I sometimes wonder if classical exegesis goes too far, reading into the text meanings that the author never intended, or at least that the common Greek or Roman would never have seen. They sometimes fail to see that texts like Homer and Virgil were popular literature and were meant to be enjoyed, not dissected. If a lack of reading fluency keeps a man from enjoying the text, or of personally benefiting from it, though he may understand the minute subtleties of each phrase thanks to his library of German commentaries, he is not necessarily grasping the text at its most basic level which is the reaction elicited in the reader.

I personally have more difficulty with Shakespeare and Molière than I do with Virgil and about equal with Plautus. Yet nobody would dream of telling me that I cannot correctly understand S. and M. without careful lexical and syntactical analysis, historical research, and all the rest of what you deem necessary for understanding classical texts.

You make some interesting points, which perhaps tend to shift the discussion towards what is meant by ‘reading’!

Your comments beg the question as to how ‘popular’ individual literary works were meant to be (and what level of so-called ‘popular’ readership we are talking about), which will of course vary from author to author, or even from work to work. However, it by no means follows that what was in some degree ‘popularly’ intelligible or accessible to the ancients will automatically be so for us today - hence one of the reasons for commentary and exegesis.

Even in the ancient world, a ‘popular’ text such as Homer was thought to require commentary - surely that is far more the case today.

No doubt one can over-interpret texts; equally, however, one can under-interpret them by failing to recognise or pay attention to intended allusions and deliberate literary effects.

If one is talking about a sort of skim or superficial reading, gliding over difficult passages and paying limited attention to content, then I suppose one can more or less breeze through a lot of ancient texts; the question then is, however, whether the game is really worth the candle, and whether one might not be as well (or indeed better) off studying high-quality translations.

There’s a safely indeterminate degree of latitude there to hide away in.

No-one is exaggerating the difficulties. It strikes me that John (out of diplomacy, no doubt) understates the case, if anything, when he says that texts can be under-interpreted if there is a failure to recognise intended allusions and deliberate literary effects. They can be under-interpreted even more fundamentally than that of course. When you’re analysing (nobody I’ve ever met can truly be said to read them, unless, as John says, they know the text well already) certain passages of Thucydides or Pindar or Aeschylus’s choruses, of course there is a danger, as with all texts, of taking exegesis too far, but the main problem is usually simply wringing a coherent meaning out of the language in the first place - something that has to be achieved before exegesis in any meaningful sense can even begin to happen.

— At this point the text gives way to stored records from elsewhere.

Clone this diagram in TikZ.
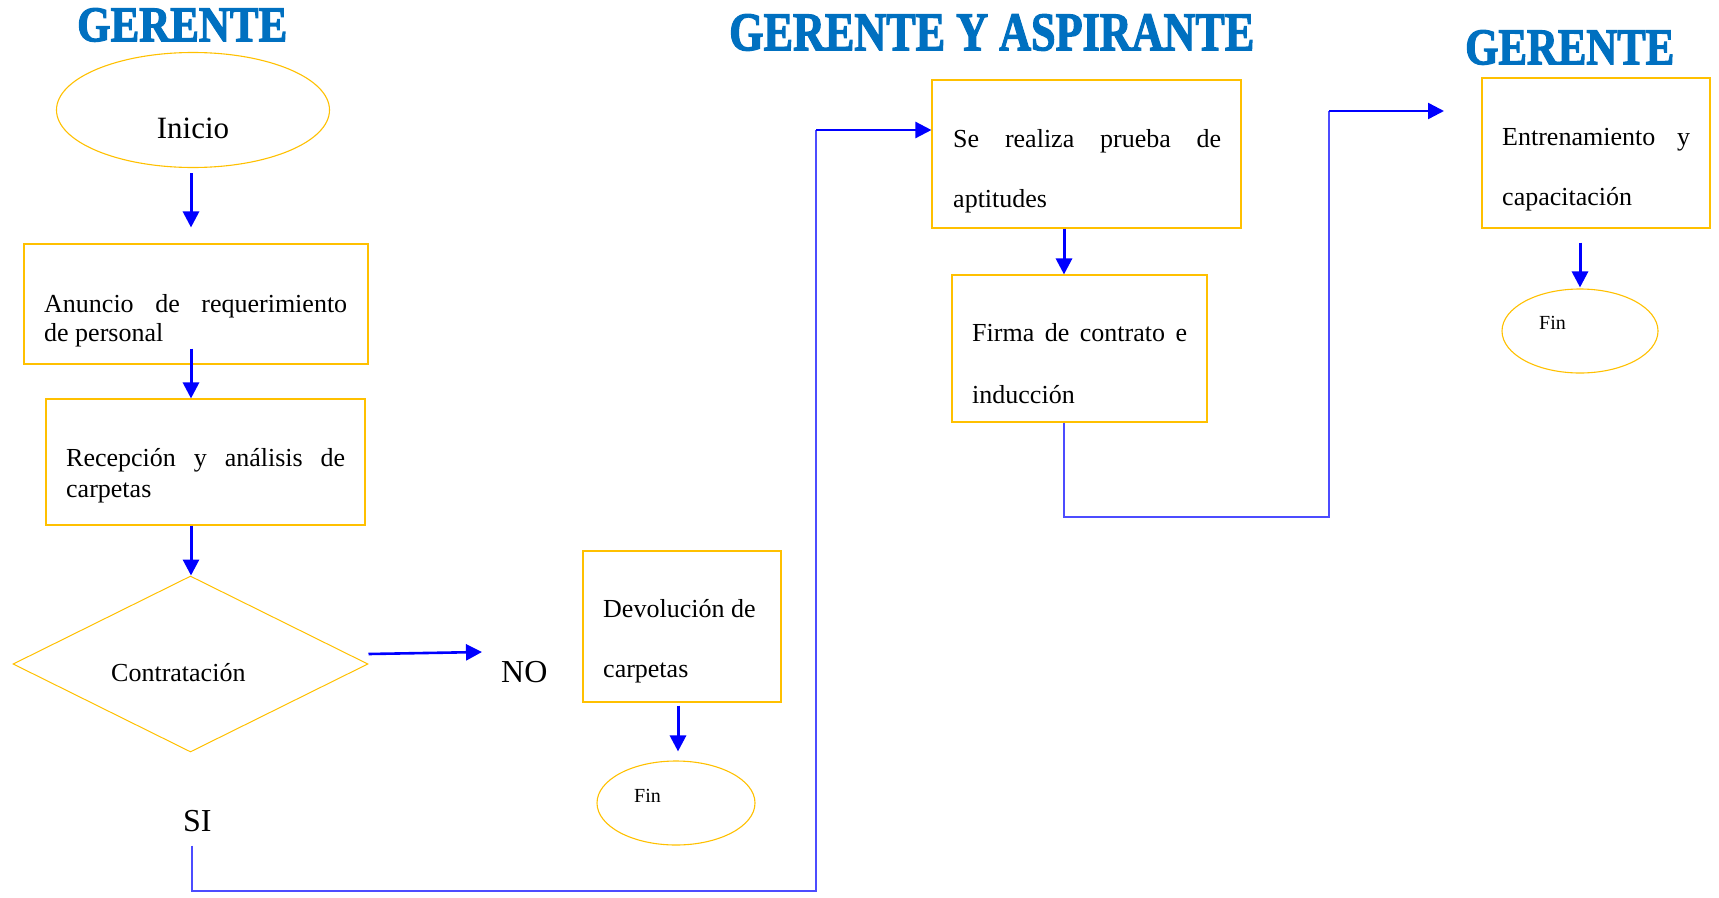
\documentclass[tikz,border=0pt]{standalone}
\usepackage{fontspec}
\setmainfont{Liberation Serif}
\newfontfamily\titlefont[FakeBold=2.5]{Liberation Serif Bold}
\usepackage{graphicx}
\usetikzlibrary{arrows.meta,shapes.geometric}
\definecolor{boxy}{HTML}{FFC000}
\definecolor{ttl}{HTML}{0070C0}
\definecolor{lnk}{HTML}{0000FF}
\tikzset{
 box/.style={draw=boxy, line width=1.1pt, rectangle, inner sep=0pt},
 ovl/.style={draw=boxy, line width=1.1pt, ellipse, inner sep=0pt},
 dia/.style={draw=boxy, line width=1pt, diamond, aspect=2, inner sep=0pt},
 txt/.style={inner sep=0pt, anchor=base west, font=\fontsize{26}{30}\selectfont},
 big/.style={inner sep=0pt, anchor=base west, font=\fontsize{32}{36}\selectfont},
 small/.style={inner sep=0pt, anchor=base west, font=\fontsize{20}{24}\selectfont},
 ttlnode/.style={inner sep=0pt, anchor=north west, text=ttl, font=\titlefont},
 arr/.style={draw=lnk, line width=3pt, -{Triangle[width=16pt,length=16pt]}},
 thinlink/.style={draw=lnk!70, line width=1.4pt},
}
\begin{document}
\begin{tikzpicture}[x=1pt,y=-1pt]
\useasboundingbox (0,0) rectangle (1719,897);
% titles
\node[ttlnode] (h1) at (77,8) {\resizebox{210pt}{33pt}{GERENTE}};
\node[ttlnode] (h2) at (729,14) {\resizebox{525pt}{36pt}{GERENTE Y ASPIRANTE}};
\node[ttlnode] (h3) at (1465,30) {\resizebox{209pt}{34pt}{GERENTE}};
% shapes
\node[ovl, minimum width=273pt, minimum height=115pt] (inicio) at (193,110) {};
\node[box, minimum width=344pt, minimum height=120pt] (b1) at (196,304) {};
\node[box, minimum width=319pt, minimum height=126pt] (b2) at (205.5,462) {};
\node[dia, minimum width=355pt, minimum height=176pt] (dia) at (190.5,664) {};
\node[box, minimum width=198pt, minimum height=151pt] (dev) at (682,626.5) {};
\node[ovl, minimum width=158pt, minimum height=84pt] (fin1) at (676,803) {};
\node[box, minimum width=309pt, minimum height=148pt] (se) at (1086.5,154) {};
\node[box, minimum width=255pt, minimum height=147pt] (firma) at (1079.5,348.5) {};
\node[box, minimum width=228pt, minimum height=150pt] (entr) at (1596,153) {};
\node[ovl, minimum width=156pt, minimum height=84pt] (fin2) at (1580,331) {};
% texts
\node[inner sep=0pt, anchor=base, font=\fontsize{31}{35}\selectfont] (tini) at (193,138) {Inicio};
\node[txt] (t1a) at (44,312) {\makebox[303pt][s]{Anuncio de requerimiento}};
\node[txt] (t1b) at (44,341) {de personal};
\node[txt] (t2a) at (66,466) {\makebox[279pt][s]{Recepción y análisis de}};
\node[txt] (t2b) at (66,497) {carpetas};
\node[txt] (tc) at (111,681) {Contratación};
\node[big] (no) at (501,682) {NO};
\node[big] (si) at (183,831) {SI};
\node[txt] (td1) at (603,617) {Devolución de};
\node[txt] (td2) at (603,677) {carpetas};
\node[small] (tf1) at (634,802) {Fin};
\node[txt] (ts1) at (953,147) {\makebox[268pt][s]{Se realiza prueba de}};
\node[txt] (ts2) at (953,207) {aptitudes};
\node[txt] (tfi1) at (972,341) {\makebox[215pt][s]{Firma de contrato e}};
\node[txt] (tfi2) at (972,403) {inducción};
\node[txt] (te1) at (1502,145) {\makebox[188pt][s]{Entrenamiento y}};
\node[txt] (te2) at (1502,205) {capacitación};
\node[small] (tf2) at (1539,329) {Fin};
% helper coordinates
\coordinate (colL) at (191,0);
\coordinate (colD) at (678,0);
\coordinate (colS) at (1064,0);
\coordinate (noend) at (482,652);
\coordinate (c1) at (192,891);
\coordinate (c2) at (816,891);
\coordinate (c3) at (816,130);
\coordinate (c4) at (1064,517);
\coordinate (c5) at (1329,517);
\coordinate (c6) at (1329,111);
\coordinate (c7) at (1444,111);
% arrows
\draw[arr, shorten <=5pt, shorten >=16pt] (inicio.south -| colL) -- (b1.north -| colL);
\draw[arr, shorten <=-16pt] (b1.south -| colL) -- (b2.north -| colL);
\draw[arr] (b2.south -| colL) -- (dia.north -| colL);
\draw[arr, line width=2.6pt] ([yshift=10pt]dia.east) -- (noend);
\draw[arr, shorten <=3pt, shorten >=9pt] (dev.south -| colD) -- (fin1.north -| colD);
\draw[arr] (se.south -| colS) -- (firma.north -| colS);
\draw[arr, shorten <=14pt, shorten >=1pt] (entr.south -| fin2.north) -- (fin2.north);
% long connectors
\draw[thinlink, shorten <=14pt] (si.south -| c1) -- (c1) -- (c2) -- (c3);
\draw[arr, line width=2.4pt] (c3) -- (se.west |- c3);
\draw[thinlink] (firma.south -| c4) -- (c4) -- (c5) -- (c6);
\draw[arr, line width=2.4pt] (c6) -- (c7);
\end{tikzpicture}
\end{document}
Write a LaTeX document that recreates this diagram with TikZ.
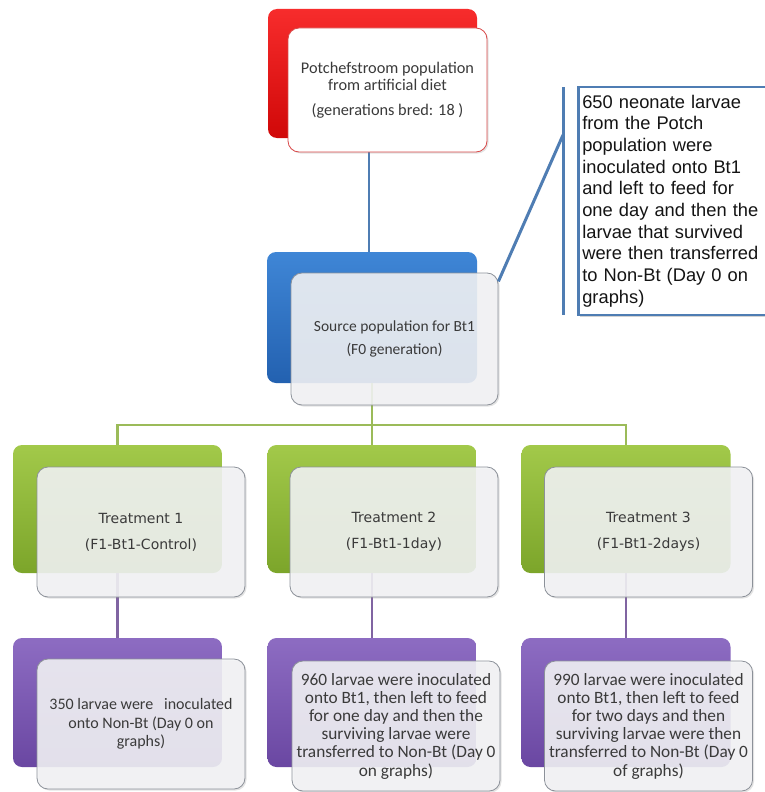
\documentclass[tikz,border=0pt]{standalone}
\usepackage{fontspec}
\setmainfont{Carlito}
\newfontfamily\calloutfont{Liberation Sans}
\newfontfamily\treatfont{DejaVu Sans}
\usetikzlibrary{shadows}
\definecolor{txt}{HTML}{3A3A3A}
\definecolor{redT}{HTML}{F72C2C}
\definecolor{redB}{HTML}{D00808}
\definecolor{bluT}{HTML}{3F86D6}
\definecolor{bluB}{HTML}{2361B0}
\definecolor{grnT}{HTML}{A2C94A}
\definecolor{grnB}{HTML}{7CA52A}
\definecolor{purT}{HTML}{8D6CC2}
\definecolor{purB}{HTML}{6A47A2}
\definecolor{frontfill}{HTML}{F3F4F6}
\definecolor{frontdraw}{HTML}{8C9199}
\definecolor{redline}{HTML}{D94848}
\definecolor{steel}{HTML}{4F7DB3}
\definecolor{grnline}{HTML}{9BBB59}
\definecolor{purline}{HTML}{8064A2}
\begin{document}
\begin{tikzpicture}[x=1pt,y=-1pt,
  backbox/.style={rounded corners=9pt, minimum width=209pt, minimum height=129pt, inner sep=0pt, draw=none},
  frontbox/.style={rounded corners=11pt, minimum width=208pt, minimum height=130pt, inner sep=0pt,
    draw=frontdraw, line width=0.8pt, fill=frontfill, fill opacity=0.88, text opacity=1,
    drop shadow={opacity=0.22, shadow xshift=1.5pt, shadow yshift=-1.5pt}, text=txt, align=center},
  redbox/.style={backbox, top color=redT, bottom color=redB},
  bluebox/.style={backbox, top color=bluT, bottom color=bluB},
  greenbox/.style={backbox, top color=grnT, bottom color=grnB},
  purplebox/.style={backbox, top color=purT, bottom color=purB},
  treattext/.style={font=\treatfont\fontsize{14}{14.5}\selectfont},
  purptext/.style={font=\fontsize{17.3}{18.2}\selectfont},
  steelline/.style={draw=steel, line width=2pt},
  greenline/.style={draw=grnline, line width=2.6pt},
  purpleline/.style={draw=purline, line width=2.6pt},
  calloutbox/.style={draw=steel, line width=2.6pt, fill=white, anchor=west, inner xsep=4pt, inner ysep=0pt,
    text width=184pt, minimum height=228pt, align=left, text=black!92,
    font=\calloutfont\fontsize{18.3}{21.7}\selectfont,
    drop shadow={opacity=0.35, shadow xshift=2pt, shadow yshift=-2pt}}
]
\useasboundingbox (0,0) rectangle (764,792);
\fill[white] (0,0) rectangle (764,792);

% coordinates for connectors
\coordinate (c1) at (369,0);
\coordinate (hy) at (0,425);
\coordinate (bT) at (563,87);
\coordinate (bB) at (563,315);
\coordinate (bM) at (563,135);

% back boxes
\node[redbox] (topB) at (372.5,73.5) {};
\node[bluebox, minimum width=210pt, minimum height=131pt] (blueB) at (372,317.5) {};
\node[greenbox, minimum height=128pt] (g1B) at (117.5,509) {};
\node[greenbox, minimum height=128pt] (g2B) at (372,509) {};
\node[greenbox, minimum height=128pt] (g3B) at (626,509) {};
\node[purplebox] (p1B) at (117.5,702.5) {};
\node[purplebox] (p2B) at (372,702.5) {};
\node[purplebox] (p3B) at (626,702.5) {};

% connectors
\draw[steelline] (topB.south -| c1) -- (blueB.north -| c1);
\draw[greenline] (blueB.south) -- (blueB.south |- hy);
\draw[greenline, line join=miter] (g1B.north) |- (g3B.north |- hy) -- (g3B.north);
\draw[greenline] (g2B.north |- hy) -- (g2B.north);
\draw[purpleline] (g1B.south) -- (p1B.north);
\draw[purpleline] (g2B.south) -- (p2B.north);
\draw[purpleline] (g3B.south) -- (p3B.north);

% front boxes
\node[frontbox, fill=white, fill opacity=1, draw=redline, minimum width=199pt, minimum height=124pt,
  font=\fontsize{16.3}{17}\selectfont] (topF) at (387.5,90)
  {Potchefstroom population\\from artificial diet\\[8pt](generations bred: 18 )};
\node[frontbox, minimum width=207pt, minimum height=132pt, font=\fontsize{15.5}{16}\selectfont] (blueF) at (394.5,339)
  {Source population for Bt1\\[7pt](F0 generation)};
\node[frontbox, treattext] (g1F) at (141,532) {Treatment 1\\[11.5pt](F1-Bt1-Control)};
\node[frontbox, treattext] (g2F) at (394,532) {Treatment 2\\[11.5pt](F1-Bt1-1day)};
\node[frontbox, treattext] (g3F) at (648.5,532) {Treatment 3\\[11.5pt](F1-Bt1-2days)};
\node[frontbox, font=\fontsize{16}{18.5}\selectfont] (p1F) at (141,724)
  {350 larvae were\ \ \ inoculated\\onto Non-Bt (Day 0 on\\graphs)};
\node[frontbox, purptext] (p2F) at (396,726)
  {960 larvae were inoculated\\onto Bt1, then left to feed\\for one day and then the\\surviving larvae were\\transferred to Non-Bt (Day 0\\on graphs)};
\node[frontbox, purptext] (p3F) at (648.5,726)
  {990 larvae were inoculated\\onto Bt1, then left to feed\\for two days and then\\surviving larvae were then\\transferred to Non-Bt (Day 0\\of graphs)};

% callout
\node[calloutbox] (call) at (577,201)
  {650 neonate larvae\\from the Potch\\population were\\inoculated onto Bt1\\and left to feed for\\one day and then the\\larvae that survived\\were then transferred\\to Non-Bt (Day 0 on\\graphs)};
\draw[steelline, line width=3pt] (bT) -- (bB);
\draw[steelline, line width=3pt] (bM) -- (blueF.29);
\end{tikzpicture}
\end{document}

Your meaning is a little obscure, but the inference seems to be that there is a level of grasping a text even more basic than understanding the meaning of the words - a level that bears little relation, in fact, to how successfully you have interpreted the message of the text but is related primarily to the nature of your “reaction” to whatever the text may or may not be saying.

I’m sure there is a measure of enjoyment to be derived from reading a text when you have limited comprehension of it, but how extensive is your incomprehension able to be before all enjoyment evaporates? And if there is little or no correlation between comprehension and enjoyment we might be expected to be able to enjoy any text just as much as the next man when he understands it perfectly and we understand barely a word of it. And does this happen? Did Milton’s daughters enjoy the Greek they uncomprehendingly read to their father just as much as he did? Were they “grasping the text at its most basic level”, perhaps, while their father, with his understanding of its minute subtleties, was failing to do so?